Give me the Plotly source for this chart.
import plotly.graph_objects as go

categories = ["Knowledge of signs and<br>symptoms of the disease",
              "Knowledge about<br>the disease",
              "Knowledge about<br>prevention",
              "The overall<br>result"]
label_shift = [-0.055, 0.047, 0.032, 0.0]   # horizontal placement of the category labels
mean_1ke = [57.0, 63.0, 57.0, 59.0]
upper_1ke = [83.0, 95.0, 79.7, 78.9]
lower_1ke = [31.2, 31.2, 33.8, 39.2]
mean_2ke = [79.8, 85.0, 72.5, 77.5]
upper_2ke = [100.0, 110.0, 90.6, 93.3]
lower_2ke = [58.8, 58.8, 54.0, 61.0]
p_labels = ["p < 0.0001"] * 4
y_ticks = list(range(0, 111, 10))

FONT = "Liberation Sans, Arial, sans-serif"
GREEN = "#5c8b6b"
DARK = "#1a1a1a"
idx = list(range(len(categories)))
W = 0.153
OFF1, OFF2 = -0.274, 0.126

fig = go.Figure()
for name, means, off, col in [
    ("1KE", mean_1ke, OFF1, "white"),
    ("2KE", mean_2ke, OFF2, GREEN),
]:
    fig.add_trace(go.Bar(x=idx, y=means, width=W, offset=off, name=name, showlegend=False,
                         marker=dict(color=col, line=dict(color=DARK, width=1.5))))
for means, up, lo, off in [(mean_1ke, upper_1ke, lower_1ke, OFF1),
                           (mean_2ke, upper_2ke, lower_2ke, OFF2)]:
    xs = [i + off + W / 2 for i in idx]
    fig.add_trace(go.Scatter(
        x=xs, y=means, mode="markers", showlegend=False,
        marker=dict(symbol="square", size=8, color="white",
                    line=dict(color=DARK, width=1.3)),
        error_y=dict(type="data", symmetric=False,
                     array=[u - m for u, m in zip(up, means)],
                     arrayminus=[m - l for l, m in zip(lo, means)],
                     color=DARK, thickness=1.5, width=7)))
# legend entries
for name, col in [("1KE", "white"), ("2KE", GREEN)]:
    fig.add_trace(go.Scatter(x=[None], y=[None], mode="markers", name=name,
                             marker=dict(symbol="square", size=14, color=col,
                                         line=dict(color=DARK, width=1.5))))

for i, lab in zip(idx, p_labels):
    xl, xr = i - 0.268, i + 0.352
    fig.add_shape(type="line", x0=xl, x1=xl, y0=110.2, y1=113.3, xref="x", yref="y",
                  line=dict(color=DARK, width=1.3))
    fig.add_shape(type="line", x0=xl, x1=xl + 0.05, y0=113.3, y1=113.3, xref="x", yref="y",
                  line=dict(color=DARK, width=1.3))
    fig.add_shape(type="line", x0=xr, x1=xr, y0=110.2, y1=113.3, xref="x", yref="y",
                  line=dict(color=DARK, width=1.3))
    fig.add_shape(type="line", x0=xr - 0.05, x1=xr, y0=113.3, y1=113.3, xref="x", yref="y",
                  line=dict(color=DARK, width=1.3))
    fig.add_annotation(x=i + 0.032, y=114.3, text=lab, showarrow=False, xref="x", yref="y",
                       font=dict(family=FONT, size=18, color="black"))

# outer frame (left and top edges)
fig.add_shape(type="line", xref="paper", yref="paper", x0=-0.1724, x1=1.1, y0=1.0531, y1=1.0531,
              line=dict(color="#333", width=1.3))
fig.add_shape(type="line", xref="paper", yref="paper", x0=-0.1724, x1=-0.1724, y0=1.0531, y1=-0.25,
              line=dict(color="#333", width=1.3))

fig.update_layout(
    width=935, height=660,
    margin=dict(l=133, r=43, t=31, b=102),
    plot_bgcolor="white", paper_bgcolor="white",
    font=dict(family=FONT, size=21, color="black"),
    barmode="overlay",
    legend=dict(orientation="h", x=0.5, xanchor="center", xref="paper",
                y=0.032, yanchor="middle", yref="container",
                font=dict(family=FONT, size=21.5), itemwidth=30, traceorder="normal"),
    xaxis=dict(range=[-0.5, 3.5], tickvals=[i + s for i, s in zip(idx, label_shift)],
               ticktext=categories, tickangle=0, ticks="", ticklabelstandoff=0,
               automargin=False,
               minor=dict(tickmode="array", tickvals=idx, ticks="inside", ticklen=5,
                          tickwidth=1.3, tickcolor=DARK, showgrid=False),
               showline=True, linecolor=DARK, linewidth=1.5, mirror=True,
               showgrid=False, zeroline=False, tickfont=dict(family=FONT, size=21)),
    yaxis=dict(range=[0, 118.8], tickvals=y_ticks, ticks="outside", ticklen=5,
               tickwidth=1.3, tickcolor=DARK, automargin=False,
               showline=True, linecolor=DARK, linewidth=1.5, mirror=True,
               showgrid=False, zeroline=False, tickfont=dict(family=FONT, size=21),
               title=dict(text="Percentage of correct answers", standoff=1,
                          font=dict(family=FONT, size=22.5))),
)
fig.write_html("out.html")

• • • • • • •

The task - Make an exact copy of all the data.

Exercise result -
Give me the Plotly source for this chart.
import plotly.graph_objects as go

categories = ["Knowledge of signs and<br>symptoms of the disease",
              "Knowledge about<br>the disease",
              "Knowledge about<br>prevention",
              "The overall<br>result"]
label_shift = [-0.055, 0.047, 0.032, 0.0]   # horizontal placement of the category labels
mean_1ke = [57.0, 63.0, 57.0, 59.0]
upper_1ke = [83.0, 95.0, 79.7, 78.9]
lower_1ke = [31.2, 31.2, 33.8, 39.2]
mean_2ke = [79.8, 85.0, 72.5, 77.5]
upper_2ke = [100.0, 110.0, 90.6, 93.3]
lower_2ke = [58.8, 58.8, 54.0, 61.0]
p_labels = ["p < 0.0001"] * 4
y_ticks = list(range(0, 111, 10))

FONT = "Liberation Sans, Arial, sans-serif"
GREEN = "#5c8b6b"
DARK = "#1a1a1a"
idx = list(range(len(categories)))
W = 0.153
OFF1, OFF2 = -0.274, 0.126

fig = go.Figure()
for name, means, off, col in [
    ("1KE", mean_1ke, OFF1, "white"),
    ("2KE", mean_2ke, OFF2, GREEN),
]:
    fig.add_trace(go.Bar(x=idx, y=means, width=W, offset=off, name=name, showlegend=False,
                         marker=dict(color=col, line=dict(color=DARK, width=1.5))))
for means, up, lo, off in [(mean_1ke, upper_1ke, lower_1ke, OFF1),
                           (mean_2ke, upper_2ke, lower_2ke, OFF2)]:
    xs = [i + off + W / 2 for i in idx]
    fig.add_trace(go.Scatter(
        x=xs, y=means, mode="markers", showlegend=False,
        marker=dict(symbol="square", size=8, color="white",
                    line=dict(color=DARK, width=1.3)),
        error_y=dict(type="data", symmetric=False,
                     array=[u - m for u, m in zip(up, means)],
                     arrayminus=[m - l for l, m in zip(lo, means)],
                     color=DARK, thickness=1.5, width=7)))
# legend entries
for name, col in [("1KE", "white"), ("2KE", GREEN)]:
    fig.add_trace(go.Scatter(x=[None], y=[None], mode="markers", name=name,
                             marker=dict(symbol="square", size=14, color=col,
                                         line=dict(color=DARK, width=1.5))))

for i, lab in zip(idx, p_labels):
    xl, xr = i - 0.268, i + 0.352
    fig.add_shape(type="line", x0=xl, x1=xl, y0=110.2, y1=113.3, xref="x", yref="y",
                  line=dict(color=DARK, width=1.3))
    fig.add_shape(type="line", x0=xl, x1=xl + 0.05, y0=113.3, y1=113.3, xref="x", yref="y",
                  line=dict(color=DARK, width=1.3))
    fig.add_shape(type="line", x0=xr, x1=xr, y0=110.2, y1=113.3, xref="x", yref="y",
                  line=dict(color=DARK, width=1.3))
    fig.add_shape(type="line", x0=xr - 0.05, x1=xr, y0=113.3, y1=113.3, xref="x", yref="y",
                  line=dict(color=DARK, width=1.3))
    fig.add_annotation(x=i + 0.032, y=114.3, text=lab, showarrow=False, xref="x", yref="y",
                       font=dict(family=FONT, size=18, color="black"))

# outer frame (left and top edges)
fig.add_shape(type="line", xref="paper", yref="paper", x0=-0.1724, x1=1.1, y0=1.0531, y1=1.0531,
              line=dict(color="#333", width=1.3))
fig.add_shape(type="line", xref="paper", yref="paper", x0=-0.1724, x1=-0.1724, y0=1.0531, y1=-0.25,
              line=dict(color="#333", width=1.3))

fig.update_layout(
    width=935, height=660,
    margin=dict(l=133, r=43, t=31, b=102),
    plot_bgcolor="white", paper_bgcolor="white",
    font=dict(family=FONT, size=21, color="black"),
    barmode="overlay",
    legend=dict(orientation="h", x=0.5, xanchor="center", xref="paper",
                y=0.032, yanchor="middle", yref="container",
                font=dict(family=FONT, size=21.5), itemwidth=30, traceorder="normal"),
    xaxis=dict(range=[-0.5, 3.5], tickvals=[i + s for i, s in zip(idx, label_shift)],
               ticktext=categories, tickangle=0, ticks="", ticklabelstandoff=0,
               automargin=False,
               minor=dict(tickmode="array", tickvals=idx, ticks="inside", ticklen=5,
                          tickwidth=1.3, tickcolor=DARK, showgrid=False),
               showline=True, linecolor=DARK, linewidth=1.5, mirror=True,
               showgrid=False, zeroline=False, tickfont=dict(family=FONT, size=21)),
    yaxis=dict(range=[0, 118.8], tickvals=y_ticks, ticks="outside", ticklen=5,
               tickwidth=1.3, tickcolor=DARK, automargin=False,
               showline=True, linecolor=DARK, linewidth=1.5, mirror=True,
               showgrid=False, zeroline=False, tickfont=dict(family=FONT, size=21),
               title=dict(text="Percentage of correct answers", standoff=1,
                          font=dict(family=FONT, size=22.5))),
)
fig.write_html("out.html")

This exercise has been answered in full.